Jane Austen fans, rejoice: There is such thing as a good Pride and Prejudice spinoff! After reading (and hating) Me and Mr Darcy, I wasn't keen on books based on Austen. But when my mother in law put Mr. Darcy Takes a Wife by Linda Berdoll in my hands and said, "I think you'll like this," I trusted her.
When she paused and then added, "It has a lot of sex, though," I laughed. I couldn't tell if that was supposed to be a good thing or a bad thing! I wasn't sure what to expect, and I was pleasantly surprised to find a funny, well-written story that straddles the line between a parody and a tribute.

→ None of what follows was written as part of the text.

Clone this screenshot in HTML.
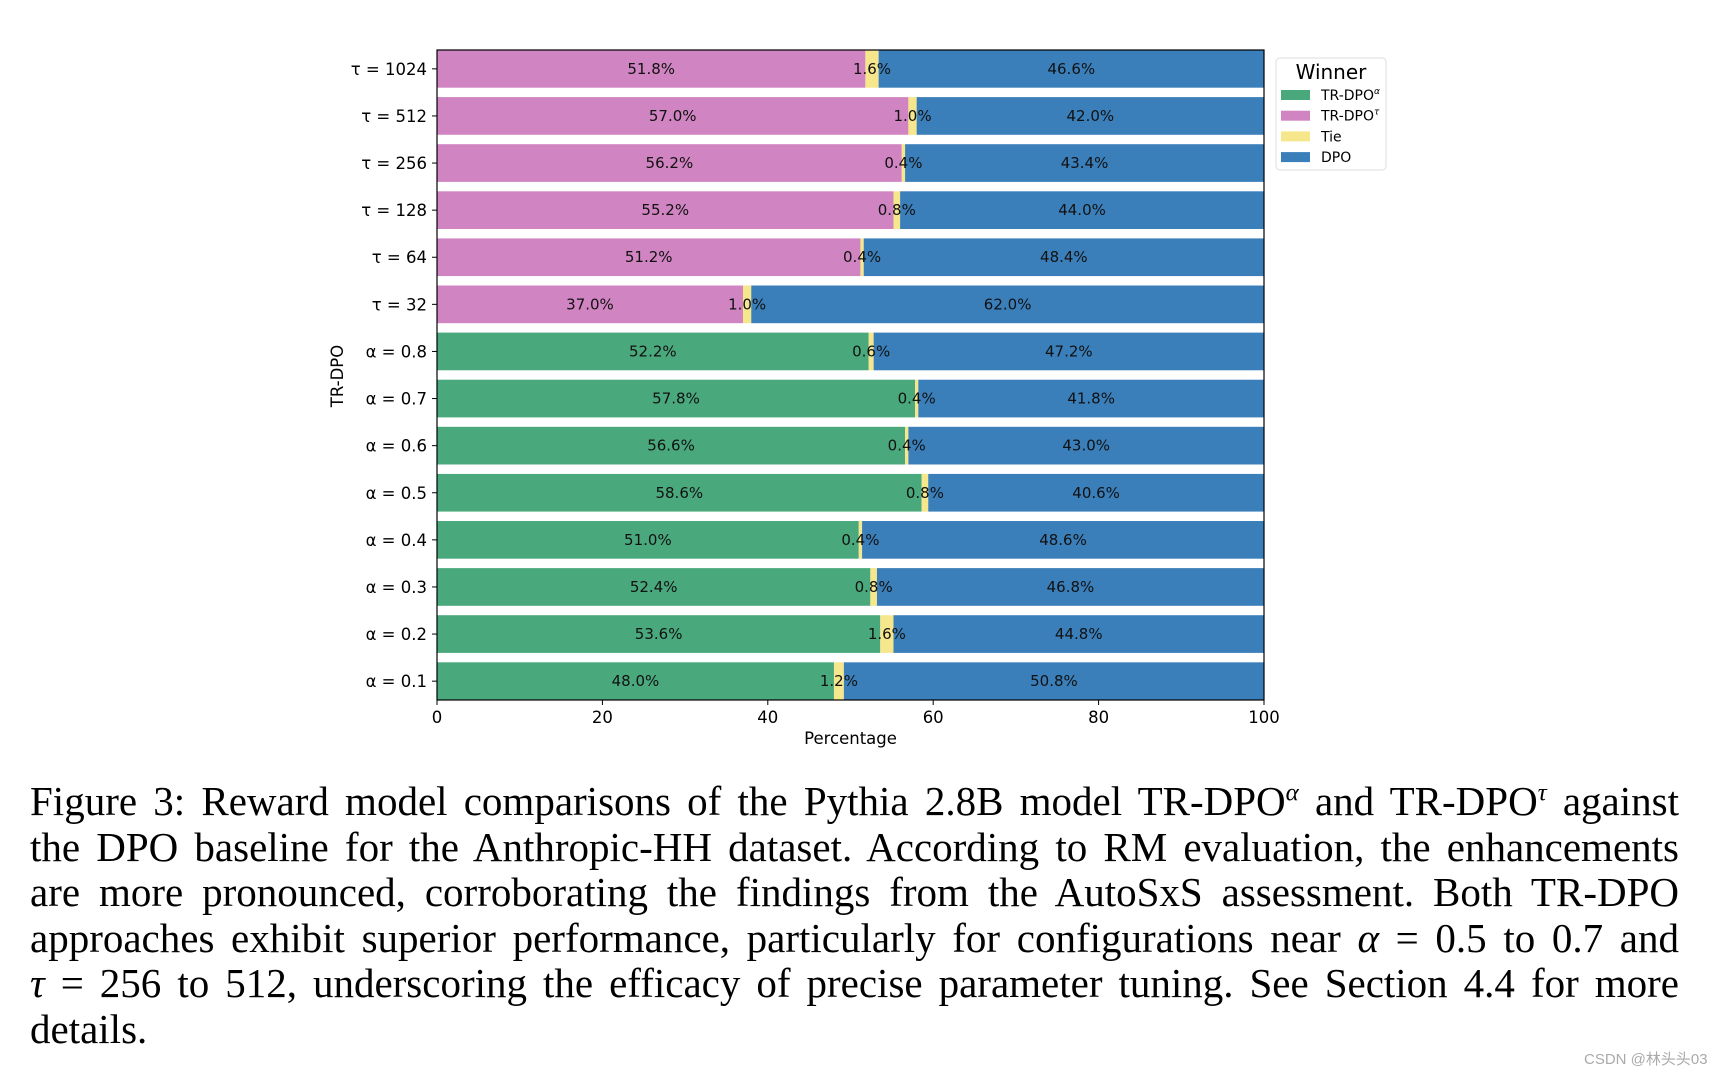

The dialogue is so over-the-top, it's hilarious. But underneath the ridiculousness, I found a solid and engaging plot.
Just a few pages into the story, we find Lizzie and Jane recently engaged to Darcy and Bingley. Shameless Lydia wants to borrow money from her soon-to-be-wealthy sisters. So she unsuccessfully tries to ingratiate herself upon them by describing married life: "Your husband's manly member will swell big and red and hard and angry and enormous!" At that point, I was laughing so hard that I could barely hold the book. I thought, Okay, so it's going to be that kind of story. Since I was in the mood to laugh, I kept reading.
Just as Lydia predicted, there are plenty of, um, carnal descriptions of marital felicity. Some people don't like to read about sex at all, ever, and those people need to avoid this book. Me? I don't mind sex in books as long as it's well-written (George R.R. Martin, please stop writing sex scenes) and all characters involved seem to be actively participating and having a good time (Angelmonster, you failed miserably at this).

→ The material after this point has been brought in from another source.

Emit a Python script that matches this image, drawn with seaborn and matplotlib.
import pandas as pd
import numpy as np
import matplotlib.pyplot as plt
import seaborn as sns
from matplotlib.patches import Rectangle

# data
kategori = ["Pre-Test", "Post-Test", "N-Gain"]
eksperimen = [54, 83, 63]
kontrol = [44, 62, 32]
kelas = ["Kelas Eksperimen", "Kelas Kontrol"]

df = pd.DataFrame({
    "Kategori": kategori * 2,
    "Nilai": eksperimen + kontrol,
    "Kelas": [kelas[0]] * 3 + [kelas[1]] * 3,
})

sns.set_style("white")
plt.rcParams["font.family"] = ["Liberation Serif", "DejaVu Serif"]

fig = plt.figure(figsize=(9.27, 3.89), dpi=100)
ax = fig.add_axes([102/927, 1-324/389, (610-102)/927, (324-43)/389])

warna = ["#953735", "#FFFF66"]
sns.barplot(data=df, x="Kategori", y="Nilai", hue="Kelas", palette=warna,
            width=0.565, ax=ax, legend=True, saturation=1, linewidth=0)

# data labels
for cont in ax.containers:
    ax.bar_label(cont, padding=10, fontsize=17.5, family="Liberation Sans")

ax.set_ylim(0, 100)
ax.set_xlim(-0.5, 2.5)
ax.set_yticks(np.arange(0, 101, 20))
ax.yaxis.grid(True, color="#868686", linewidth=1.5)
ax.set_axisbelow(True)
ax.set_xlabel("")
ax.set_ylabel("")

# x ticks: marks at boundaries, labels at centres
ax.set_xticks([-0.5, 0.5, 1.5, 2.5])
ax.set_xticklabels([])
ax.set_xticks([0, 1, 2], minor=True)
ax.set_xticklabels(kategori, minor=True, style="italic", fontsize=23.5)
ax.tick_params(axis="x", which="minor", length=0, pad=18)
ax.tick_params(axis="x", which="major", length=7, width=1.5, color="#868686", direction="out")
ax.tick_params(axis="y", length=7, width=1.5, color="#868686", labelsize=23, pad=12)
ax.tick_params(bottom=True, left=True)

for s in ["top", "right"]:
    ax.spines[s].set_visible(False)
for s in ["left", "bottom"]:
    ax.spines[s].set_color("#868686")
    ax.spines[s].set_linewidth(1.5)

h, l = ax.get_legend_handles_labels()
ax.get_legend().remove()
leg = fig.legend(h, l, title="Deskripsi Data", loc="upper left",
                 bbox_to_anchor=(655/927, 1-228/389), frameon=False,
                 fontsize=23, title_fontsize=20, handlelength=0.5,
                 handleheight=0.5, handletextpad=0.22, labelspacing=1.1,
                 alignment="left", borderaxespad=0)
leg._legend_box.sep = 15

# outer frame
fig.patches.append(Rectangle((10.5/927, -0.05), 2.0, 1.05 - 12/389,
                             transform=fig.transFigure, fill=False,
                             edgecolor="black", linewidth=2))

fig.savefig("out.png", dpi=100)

Mr. Darcy Takes a Wife begins with Mr. Darcy taking his wife over and over and over again. It's what I would expect from a couple who is deeply attracted to each other but chose not to be intimate until after marriage. What I didn't expect was for Lizzy to take such a playful and imaginative role in the bedroom. Unlike many authors, Berdoll doesn't make her female characters lie inert while sex happens at them, and I like that a lot.
Once Mr. and Mrs. Darcy have mastered the art of conjugal congress, life outside the bedroom resumes. Mrs. Darcy is introduced to high society, and the rest of the book is merry series of subplots and intrigues involving my favorite supporting characters and a few characters invented by Berdoll. We meet the French courtesan who schooled Darcy in the art of love and the young Pemberly servant who may or not be Darcy's illegitimate son. Mr. Collins continues to embarrass himself at every chance. Lady Catherine continues to plot against Lizzie. Jane continues to be too sweet for her own good. It isn't Austen, but it kept me reading late into the night because it's a lot of fun.
And that's what you must remember: Jane Austen has been dead since 1817. No one else is going to be Austen, so fervent Janeites who expect this book to read exactly like a genuine Austen novel will be disappointed. I've seen plenty of indignant one-star reviews from incensed readers: "Berdoll managed to make a complete mockery of Jane Austen's timeless classic. She has sullied the name of Elizabeth Bennett." To these reviewers I say, Relax. Reading is supposed to be fun.
There is just one problem I want to warn readers about: If you intend to read Berdoll's second book about Lizzie and Mr. Darcy, stop reading at the end of chapter 87. After chapter 87, Berdoll writes a series of short chapters that serve as an epilogue. They describe the fate of every single character, even the most minor servants and neighbors. Berdoll's second novel, Darcy and Elizabeth, doesn't introduce any new information; it's a long, drawn-out version of the epilogue. It feels like a waste! I'm halfway through Darcy and Elizabeth now, and it's been a dull read because I already know what is going to happen.
In sum: If you don't mind reading about sex (and sex, and more sex) between a happily married couple, then put your pretensions aside, enjoy the silliness, and stop reading after chapter 87.